Wednesday, January 24, 2007

NTSB: 2005 crash of Cessna Citation 560 in Pueblo, Colorado

The National Transportation Safety Board (NTSB) has issued a report on the February 2005 crash of a Cessna Citation 560 (similar to the one in the photo) in Pueblo, Colorado. The twin engine business jet was operated by Martinair, Inc. for Circuit City Stores, Inc.

At the time of the accident, the aircraft was operating under 14 CFR Part 91 on an IFR flight plan. The aircraft crashed about 4 nautical miles east of Pueblo Memorial Airport on February 16, 2005, while on an ILS approach to runway 26R. The two pilots and six passengers aboard were killed and the aircraft was destroyed by impact forces and post-crash fire.

In a press release that accompanied the report, the NTSB summarizes the cause of the accident as "the flight crew's failure to effectively monitor and maintain airspeed and comply with procedures for deice boot activation on their approach to Pueblo, Colorado, which led to an aerodynamic stall. Contributing to the accident was the FAA's failure to establish adequate certification requirements for flight into icing conditions, which led to the inadequate stall warning margin provided by the airplane's stall warning system."
The Board's investigation determined that the aircraft encountered icing conditions during the flight resulting in an accumulation of thin, rough ice on the wing leading edges that degraded the aircraft's performance. According to the Cessna 560 airplane flight manual (AFM), pilots are trained to increase the landing reference airspeed whenever any residual ice is present or can be expected during approach and landing. An examination of the cockpit voice recorder (CVR) did not record either pilot mention increasing the airspeed during the approach.

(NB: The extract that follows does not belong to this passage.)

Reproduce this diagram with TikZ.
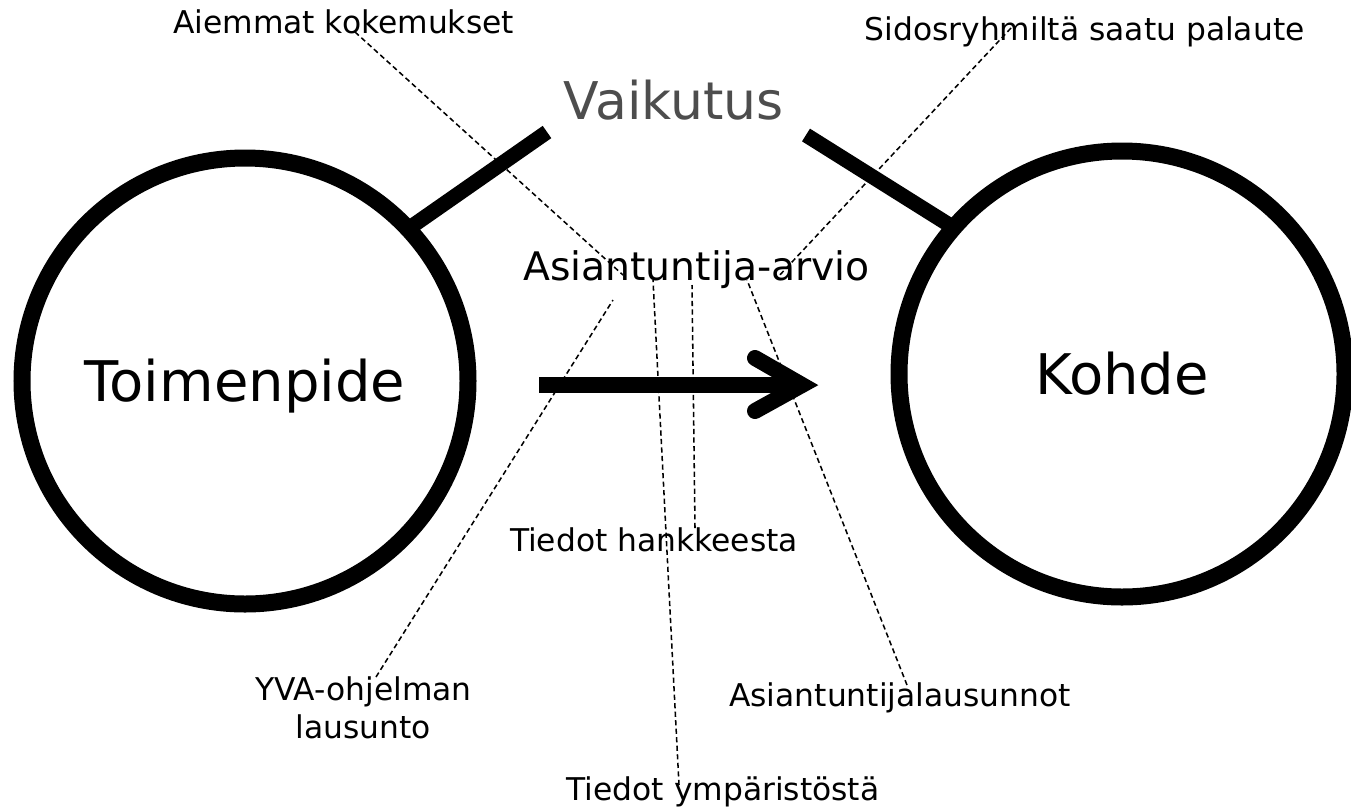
\documentclass[tikz,border=0pt]{standalone}
\usepackage{fontspec}
\setmainfont{DejaVu Sans}
\definecolor{titlegray}{RGB}{77,77,77}
\begin{document}
\begin{tikzpicture}[x=0.75pt,y=-0.75pt,
  ring/.style={draw, circle, line width=12.75pt, minimum size=334.5pt,
    inner sep=0pt, outer sep=0pt, font=\fontsize{42}{50}\selectfont,
    text height=30.7pt, text depth=0pt},
  stub/.style={line width=11.25pt},
  shaft/.style={line width=12pt},
  head/.style={line width=12pt, line cap=round, line join=miter, miter limit=10},
  lbl/.style={anchor=base, inner sep=0pt, font=\fontsize{23.5}{28.5}\selectfont},
  lead/.style={line width=1.15pt, dash pattern=on 3.9pt off 2.5pt}]
\useasboundingbox (0,0) rectangle (1351,811);

% the two circles
\node[ring] (toim) at (245,381) {Toimenpide};
\node[ring] (kohde) at (1122,374) {Kohde};

% title between the circles and its two stubs
\node[anchor=base, inner sep=0pt, text=titlegray,
  font=\fontsize{39}{46}\selectfont] (vaik) at (673.7,119.3) {Vaikutus};
\coordinate (stubL) at (547,132);
\coordinate (stubR) at (806,135);
\draw[stub] (stubL) -- (toim.43.4);
\draw[stub] (stubR) -- (kohde.139.8);

% central assessment
\node[anchor=base, inner sep=0pt, font=\fontsize{29.5}{35}\selectfont]
  (arvio) at (696.5,280) {Asiantuntija-arvio};

% sources (the two-line label is placed by its last baseline)
\node[lbl] (kok) at (343.5,33) {Aiemmat kokemukset};
\node[lbl] (sid) at (1084.6,40) {Sidosryhmiltä saatu palaute};
\node[lbl] (han) at (654,551) {Tiedot hankkeesta};
\node[lbl, align=center] (yva) at (363.5,738) {YVA-ohjelman\\lausunto};
\node[lbl] (lau) at (900,706) {Asiantuntijalausunnot};
\node[lbl] (ymp) at (723,800) {Tiedot ympäristöstä};

% leader lines from the sources to the assessment
\coordinate (kokA) at (355,32);   \coordinate (kokB) at (623,275);
\coordinate (sidA) at (1011,28);  \coordinate (sidB) at (777,278);
\coordinate (yvaA) at (376,677);  \coordinate (yvaB) at (613,300);
\coordinate (ympA) at (679,785);  \coordinate (ympB) at (653,280);
\coordinate (hanA) at (695,528);  \coordinate (hanB) at (692,285);
\coordinate (lauA) at (907,685);  \coordinate (lauB) at (747,280);
\draw[lead] (kokA) -- (kokB);
\draw[lead] (sidA) -- (sidB);
\draw[lead] (yvaA) -- (yvaB);
\draw[lead] (ympA) -- (ympB);
\draw[lead] (hanA) -- (hanB);
\draw[lead] (lauA) -- (lauB);

% the arrow from action to target
\coordinate (arS) at (539,385);
\coordinate (arV) at (802,385);
\coordinate (arU) at (755,358);
\coordinate (arD) at (755,411);
\draw[shaft] (arS) -- (arV);
\draw[head] (arU) -- (arV) -- (arD);
\end{tikzpicture}
\end{document}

Additionally, company and AFM procedures for approach and landing in icing conditions required pilots to activate the deice system when any ice accumulation, regardless of thickness, was visible and to continue to monitor the wing leading edges for ice. Despite this guidance, there is no evidence that the accident flight crew activated the deice boots during the approach. The flight crew of the trailing Circuit City "sister ship" did cycle the deice boots numerous times and maintained increased airspeed during the approach and subsequently landed safely.

As a result, the Board recommended that the Federal Aviation Administration require that operational training for the Cessna 560 (Citation) aircraft emphasize the AFM requirements to increase airspeed and operate the deice boots during approaches when ice is present on the wings. The Board also recommended that the FAA require that all airplanes equipped with pneumatic deice boots have a mode that will automatically continue to cycle the deice boots once the system has been activated.

The investigation also determined that the airplane's stall warning system did not activate until after the aerodynamic stall occurred. The warning system is intended to provide flight crews with adequate warning of an impending stall in time to take preventative action. Because of the higher stall speeds that occur in icing conditions, the margin between the warning and the stall occurrence can be diminished. The Board recommended that the FAA require modification of the Cessna 560's stall warning system to provide an adequate warning margin in icing conditions that existed on this approach.

The Board further concluded that ice bridging does not occur on modern airplanes; therefore, there is no reason for flight crews to delay activation of the deice boots. The Board recommended that the FAA require that guidance for aircraft with pneumatic deice boots be revised to indicate that the leading edge deice boots should be activated as soon as the aircraft enters icing conditions.

The Board also called on the FAA to develop pilot training programs to emphasize monitoring skills and workload management.

Additionally, the Board reiterated two recommendations issued in 1996 and 1998 to the FAA calling for revised certification standards for aircraft operating in icing conditions. The Board has classified the FAA's response to these recommendations as unacceptable.
Here is the link to the synopsis of the NTSB report: NTSB Synopsis AAR-07/02

The press release notes that the NTSB's full report will be available in several weeks.